Requirements:
Working from the top of the listing below, retype each line through the line containing "18, 19, 20];", both included, with no pictures.
-------- Source data --------
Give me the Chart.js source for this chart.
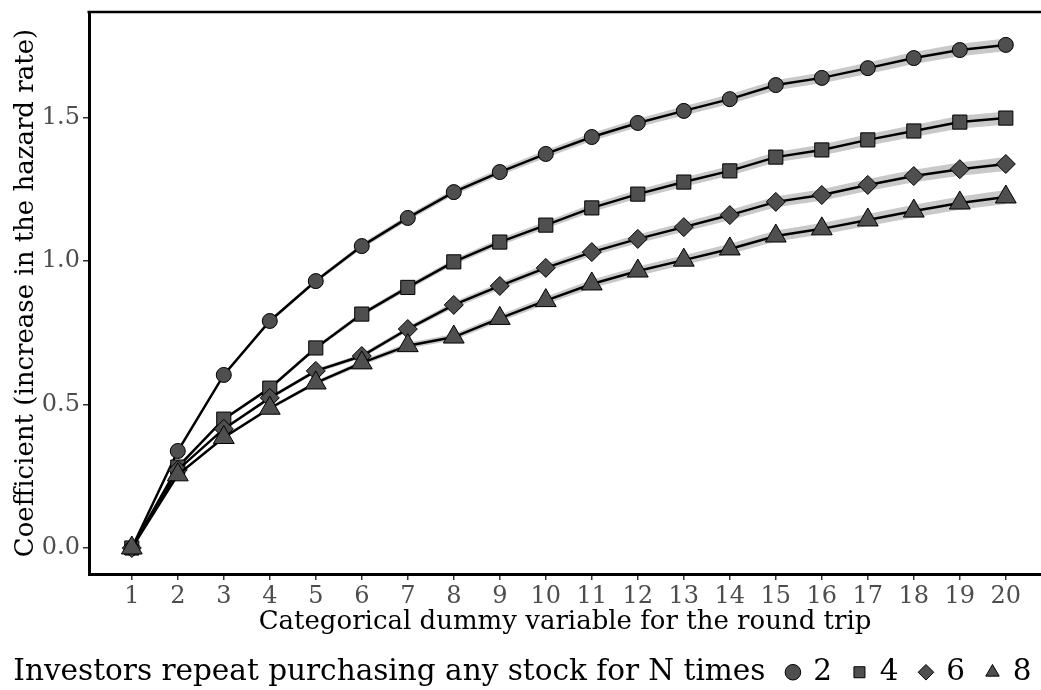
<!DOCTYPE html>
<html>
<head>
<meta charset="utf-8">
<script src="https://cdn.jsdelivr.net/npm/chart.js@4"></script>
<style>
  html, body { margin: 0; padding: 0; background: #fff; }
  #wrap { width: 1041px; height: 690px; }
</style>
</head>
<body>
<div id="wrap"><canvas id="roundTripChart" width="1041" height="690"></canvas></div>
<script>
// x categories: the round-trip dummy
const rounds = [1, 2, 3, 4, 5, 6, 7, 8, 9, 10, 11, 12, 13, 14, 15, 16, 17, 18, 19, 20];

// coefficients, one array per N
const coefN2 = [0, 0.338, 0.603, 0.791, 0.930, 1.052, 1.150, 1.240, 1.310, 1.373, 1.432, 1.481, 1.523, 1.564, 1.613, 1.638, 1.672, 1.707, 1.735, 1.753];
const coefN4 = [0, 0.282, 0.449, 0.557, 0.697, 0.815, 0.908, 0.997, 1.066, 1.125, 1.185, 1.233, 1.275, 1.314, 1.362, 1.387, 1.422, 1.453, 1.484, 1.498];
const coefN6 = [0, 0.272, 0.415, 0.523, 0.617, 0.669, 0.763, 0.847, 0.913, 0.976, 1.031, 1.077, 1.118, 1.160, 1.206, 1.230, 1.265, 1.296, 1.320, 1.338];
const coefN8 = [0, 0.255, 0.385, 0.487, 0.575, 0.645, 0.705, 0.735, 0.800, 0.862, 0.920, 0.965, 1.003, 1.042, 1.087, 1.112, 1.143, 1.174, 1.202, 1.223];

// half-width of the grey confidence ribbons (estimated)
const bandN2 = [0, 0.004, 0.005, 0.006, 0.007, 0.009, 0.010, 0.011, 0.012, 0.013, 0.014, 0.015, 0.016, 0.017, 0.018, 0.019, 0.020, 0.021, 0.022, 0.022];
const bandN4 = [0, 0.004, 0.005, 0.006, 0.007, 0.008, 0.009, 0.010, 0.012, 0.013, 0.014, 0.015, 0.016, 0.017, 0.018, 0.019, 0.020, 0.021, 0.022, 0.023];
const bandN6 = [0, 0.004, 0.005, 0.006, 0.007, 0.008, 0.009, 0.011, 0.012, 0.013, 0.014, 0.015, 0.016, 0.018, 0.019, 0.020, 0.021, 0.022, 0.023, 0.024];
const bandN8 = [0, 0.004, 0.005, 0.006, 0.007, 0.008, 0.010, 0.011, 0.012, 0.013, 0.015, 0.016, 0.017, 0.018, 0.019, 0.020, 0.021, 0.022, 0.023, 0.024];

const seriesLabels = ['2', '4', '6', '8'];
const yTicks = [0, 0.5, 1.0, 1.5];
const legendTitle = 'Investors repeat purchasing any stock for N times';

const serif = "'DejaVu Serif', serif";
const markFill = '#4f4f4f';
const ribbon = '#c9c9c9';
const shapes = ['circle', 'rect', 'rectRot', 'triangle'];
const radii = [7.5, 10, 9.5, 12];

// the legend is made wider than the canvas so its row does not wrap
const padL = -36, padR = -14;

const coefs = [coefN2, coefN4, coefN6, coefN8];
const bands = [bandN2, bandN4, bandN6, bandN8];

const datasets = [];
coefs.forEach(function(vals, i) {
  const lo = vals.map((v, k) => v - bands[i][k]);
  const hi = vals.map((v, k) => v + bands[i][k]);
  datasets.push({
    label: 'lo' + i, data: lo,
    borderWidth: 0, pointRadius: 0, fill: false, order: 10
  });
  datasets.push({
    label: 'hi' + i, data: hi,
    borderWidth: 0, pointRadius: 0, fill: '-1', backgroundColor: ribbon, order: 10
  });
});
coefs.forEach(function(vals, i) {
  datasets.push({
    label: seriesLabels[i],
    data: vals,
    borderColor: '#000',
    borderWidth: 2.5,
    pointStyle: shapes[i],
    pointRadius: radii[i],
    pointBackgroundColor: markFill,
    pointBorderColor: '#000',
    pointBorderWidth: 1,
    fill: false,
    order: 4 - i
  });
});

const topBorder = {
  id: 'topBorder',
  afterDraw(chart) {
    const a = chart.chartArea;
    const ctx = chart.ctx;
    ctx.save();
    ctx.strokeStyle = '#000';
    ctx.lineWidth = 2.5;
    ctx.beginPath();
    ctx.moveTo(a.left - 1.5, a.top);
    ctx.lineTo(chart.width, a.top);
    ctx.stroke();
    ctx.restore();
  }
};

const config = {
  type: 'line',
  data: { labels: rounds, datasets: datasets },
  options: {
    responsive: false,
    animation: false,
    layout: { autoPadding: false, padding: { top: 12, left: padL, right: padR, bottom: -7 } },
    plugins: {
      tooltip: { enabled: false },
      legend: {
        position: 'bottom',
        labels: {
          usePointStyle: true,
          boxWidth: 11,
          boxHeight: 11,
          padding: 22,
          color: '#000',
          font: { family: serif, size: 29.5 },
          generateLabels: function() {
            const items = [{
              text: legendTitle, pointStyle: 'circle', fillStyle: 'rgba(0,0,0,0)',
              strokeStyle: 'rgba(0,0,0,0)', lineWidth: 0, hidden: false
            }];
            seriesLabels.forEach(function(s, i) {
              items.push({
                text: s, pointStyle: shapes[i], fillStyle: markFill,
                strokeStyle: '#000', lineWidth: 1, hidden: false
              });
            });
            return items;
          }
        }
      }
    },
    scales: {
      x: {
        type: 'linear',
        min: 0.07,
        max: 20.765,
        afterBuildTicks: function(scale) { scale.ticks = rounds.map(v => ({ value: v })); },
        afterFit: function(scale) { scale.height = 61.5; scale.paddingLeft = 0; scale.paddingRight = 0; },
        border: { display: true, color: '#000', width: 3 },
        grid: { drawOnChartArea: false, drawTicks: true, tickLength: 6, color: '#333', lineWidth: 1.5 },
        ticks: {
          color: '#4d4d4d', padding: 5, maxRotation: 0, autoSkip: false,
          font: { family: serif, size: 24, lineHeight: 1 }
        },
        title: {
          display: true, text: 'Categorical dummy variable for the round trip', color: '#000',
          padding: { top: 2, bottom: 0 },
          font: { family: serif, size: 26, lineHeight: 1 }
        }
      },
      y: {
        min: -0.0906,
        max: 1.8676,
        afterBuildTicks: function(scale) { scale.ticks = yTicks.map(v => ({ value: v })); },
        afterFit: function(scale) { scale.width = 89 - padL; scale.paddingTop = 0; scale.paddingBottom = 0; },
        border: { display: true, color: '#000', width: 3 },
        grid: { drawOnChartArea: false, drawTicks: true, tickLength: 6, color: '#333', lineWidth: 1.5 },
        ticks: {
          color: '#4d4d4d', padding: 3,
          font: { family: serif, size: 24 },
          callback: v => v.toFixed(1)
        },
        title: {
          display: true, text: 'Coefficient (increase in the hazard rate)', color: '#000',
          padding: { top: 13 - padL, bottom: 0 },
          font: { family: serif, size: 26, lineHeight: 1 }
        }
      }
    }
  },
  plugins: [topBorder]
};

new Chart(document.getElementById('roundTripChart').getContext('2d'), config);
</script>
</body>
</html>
--------
Final result:
Give me the Chart.js source for this chart.
<!DOCTYPE html>
<html>
<head>
<meta charset="utf-8">
<script src="https://cdn.jsdelivr.net/npm/chart.js@4"></script>
<style>
  html, body { margin: 0; padding: 0; background: #fff; }
  #wrap { width: 1041px; height: 690px; }
</style>
</head>
<body>
<div id="wrap"><canvas id="roundTripChart" width="1041" height="690"></canvas></div>
<script>
// x categories: the round-trip dummy
const rounds = [1, 2, 3, 4, 5, 6, 7, 8, 9, 10, 11, 12, 13, 14, 15, 16, 17, 18, 19, 20];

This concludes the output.